Mozilla expands its bug bounty program

Back in 2004, the Mozilla Foundation instituted a bug bounty program that rewarded users who reported critical security vulnerabilities on the Foundation’s software with $500 per bug. Six years later, the amount received for the reported bugs can reach $3,000 per bug.

Not even five months later, Mozilla has decided to up the ante once again, announcing that the bounty program now includes web application vulnerabilities on the following sites:

  • bugzilla.mozilla.org
  • *.services.mozilla.com
  • getpersonas.com
  • aus*.mozilla.org
  • www.mozilla.com/org
  • www.firefox.com
  • www.getfirefox.com
  • addons.mozilla.org
  • services.addons.mozilla.org
  • versioncheck.addons.mozilla.org
  • pfs.mozilla.org
  • download.mozilla.org.

The rewards range from $500 dollars for high severity flaws such as reflected XSS and TLS failure, to $3000 for extraordinary or critical vulnerabilities such as stored XSS, CSRF, code injection, and authentication and session management flaws which lead to account compromise.

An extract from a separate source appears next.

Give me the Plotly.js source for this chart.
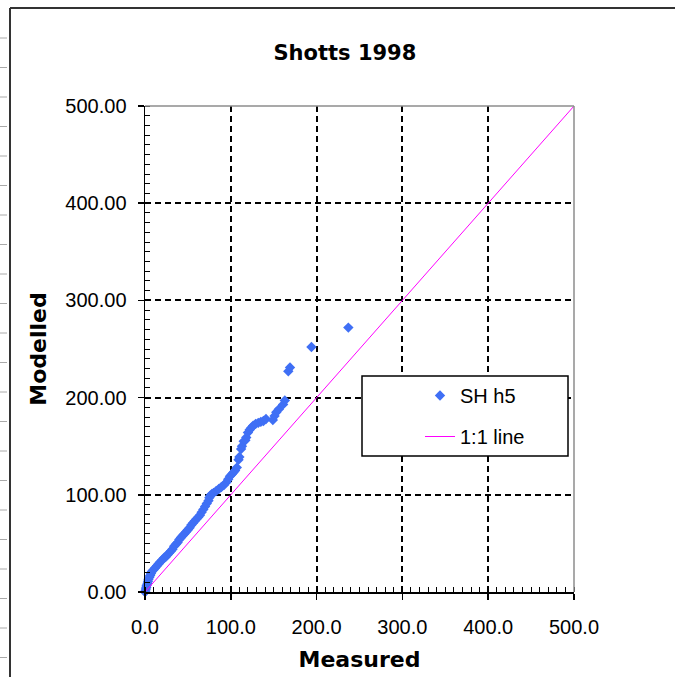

There are only two things that the Mozilla Foundation asks of the people who plan to search for the vulnerabilities: that they don’t use automatic tools against their web services so that their availability is not compromised, and that they keep the details of the found bugs to themselves – after reporting it to Mozilla, of course – for a “reasonable amount of time” that will allow them to patch the hole before the flaw is made public.